Objective. Leave out all pictures. Return exactly the lines from the top of the material through the line containing "d => colors[d.j]);".

===== Data segment

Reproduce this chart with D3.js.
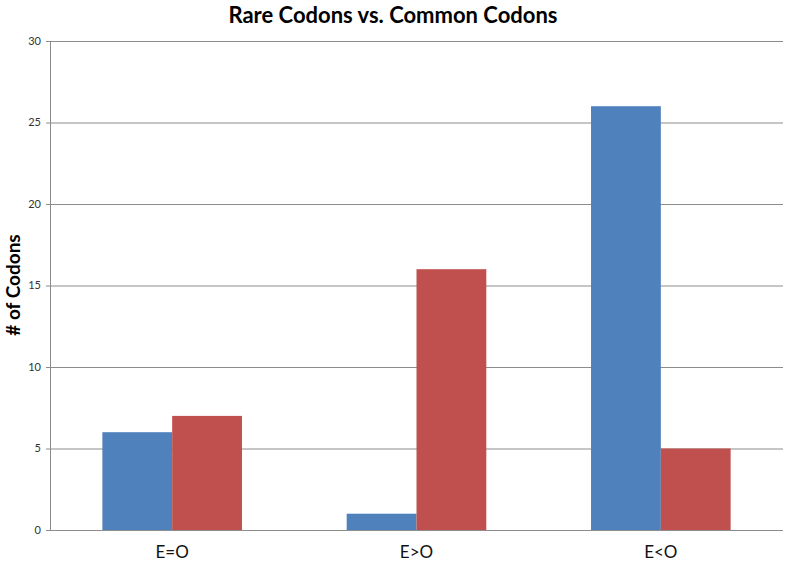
<!DOCTYPE html>
<html><head><meta charset="utf-8">
<script src="https://cdn.jsdelivr.net/npm/d3@7"></script>
<style>body{margin:0;background:#fff}svg{display:block}</style>
</head><body>
<svg id="c" width="787" height="569"></svg>
<script>
const categories = ["E=O", "E>O", "E<O"];
const seriesNames = ["Rare", "Common"];
const rareValues = [6, 1, 26];
const commonValues = [7, 16, 5];
const yTicks = [0, 5, 10, 15, 20, 25, 30];
const colors = ["#4F81BD", "#C0504D"];

const svg = d3.select("#c");
const W = 787, H = 569;
const m = {left: 50, right: 4, top: 41, bottom: 39};
const font = "Lato, 'Open Sans', sans-serif";

const x = d3.scaleBand().domain(categories).range([m.left, W - m.right]).paddingInner(0).paddingOuter(0);
const x1 = d3.scaleBand().domain(seriesNames).range([0, x.bandwidth()]).paddingInner(0).paddingOuter(0.75);
const y = d3.scaleLinear().domain([0, 30]).range([H - m.bottom, m.top]);

// gridlines
svg.append("g").selectAll("line").data(yTicks).join("line")
  .attr("x1", m.left - 4).attr("x2", W - m.right)
  .attr("y1", d => y(d) + 0.5).attr("y2", d => y(d) + 0.5)
  .attr("stroke", "#8c8c8c").attr("stroke-width", 1);

// y axis line
svg.append("line").attr("x1", m.left + 0.5).attr("x2", m.left + 0.5)
  .attr("y1", y(30)).attr("y2", y(0)).attr("stroke", "#8c8c8c");

// tick labels
svg.append("g").selectAll("text").data(yTicks).join("text")
  .attr("x", m.left - 9).attr("y", d => y(d)).attr("dy", "0.35em")
  .attr("text-anchor", "end").attr("font-family", font).attr("font-size", 11)
  .attr("fill", "#333").text(d => d);

const data = categories.map((c, i) => ({c, vals: [rareValues[i], commonValues[i]]}));
const g = svg.append("g").selectAll("g").data(data).join("g")
  .attr("transform", d => `translate(${x(d.c)},0)`);
g.selectAll("rect").data(d => d.vals.map((v, j) => ({s: seriesNames[j], v, j}))).join("rect")
  .attr("x", d => x1(d.s)).attr("width", x1.bandwidth())
  .attr("y", d => y(d.v)).attr("height", d => y(0) - y(d.v))
  .attr("fill", d => colors[d.j]);

// category labels
svg.append("g").selectAll("text").data(categories).join("text")
  .attr("x", d => x(d) + x.bandwidth() / 2).attr("y", 558)
  .attr("text-anchor", "middle").attr("font-family", font).attr("font-size", 17)
  .attr("fill", "#111").text(d => d);

// title
svg.append("text").attr("x", 393).attr("y", 23).attr("text-anchor", "middle")
  .attr("font-family", font).attr("font-weight", "bold").attr("font-size", 22)
  .attr("fill", "#000").text("Rare Codons vs. Common Codons");

// y label
svg.append("text").attr("transform", `translate(20,${285}) rotate(-90)`)
  .attr("text-anchor", "middle").attr("font-family", font).attr("font-weight", "bold")
  .attr("font-size", 19).attr("fill", "#000").text("# of Codons");
</script>
</body></html>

==========

Answer for the task.
Reproduce this chart with D3.js.
<!DOCTYPE html>
<html><head><meta charset="utf-8">
<script src="https://cdn.jsdelivr.net/npm/d3@7"></script>
<style>body{margin:0;background:#fff}svg{display:block}</style>
</head><body>
<svg id="c" width="787" height="569"></svg>
<script>
const categories = ["E=O", "E>O", "E<O"];
const seriesNames = ["Rare", "Common"];
const rareValues = [6, 1, 26];
const commonValues = [7, 16, 5];
const yTicks = [0, 5, 10, 15, 20, 25, 30];
const colors = ["#4F81BD", "#C0504D"];

const svg = d3.select("#c");
const W = 787, H = 569;
const m = {left: 50, right: 4, top: 41, bottom: 39};
const font = "Lato, 'Open Sans', sans-serif";

const x = d3.scaleBand().domain(categories).range([m.left, W - m.right]).paddingInner(0).paddingOuter(0);
const x1 = d3.scaleBand().domain(seriesNames).range([0, x.bandwidth()]).paddingInner(0).paddingOuter(0.75);
const y = d3.scaleLinear().domain([0, 30]).range([H - m.bottom, m.top]);

// gridlines
svg.append("g").selectAll("line").data(yTicks).join("line")
  .attr("x1", m.left - 4).attr("x2", W - m.right)
  .attr("y1", d => y(d) + 0.5).attr("y2", d => y(d) + 0.5)
  .attr("stroke", "#8c8c8c").attr("stroke-width", 1);

// y axis line
svg.append("line").attr("x1", m.left + 0.5).attr("x2", m.left + 0.5)
  .attr("y1", y(30)).attr("y2", y(0)).attr("stroke", "#8c8c8c");

// tick labels
svg.append("g").selectAll("text").data(yTicks).join("text")
  .attr("x", m.left - 9).attr("y", d => y(d)).attr("dy", "0.35em")
  .attr("text-anchor", "end").attr("font-family", font).attr("font-size", 11)
  .attr("fill", "#333").text(d => d);

const data = categories.map((c, i) => ({c, vals: [rareValues[i], commonValues[i]]}));
const g = svg.append("g").selectAll("g").data(data).join("g")
  .attr("transform", d => `translate(${x(d.c)},0)`);
g.selectAll("rect").data(d => d.vals.map((v, j) => ({s: seriesNames[j], v, j}))).join("rect")
  .attr("x", d => x1(d.s)).attr("width", x1.bandwidth())
  .attr("y", d => y(d.v)).attr("height", d => y(0) - y(d.v))
  .attr("fill", d => colors[d.j]);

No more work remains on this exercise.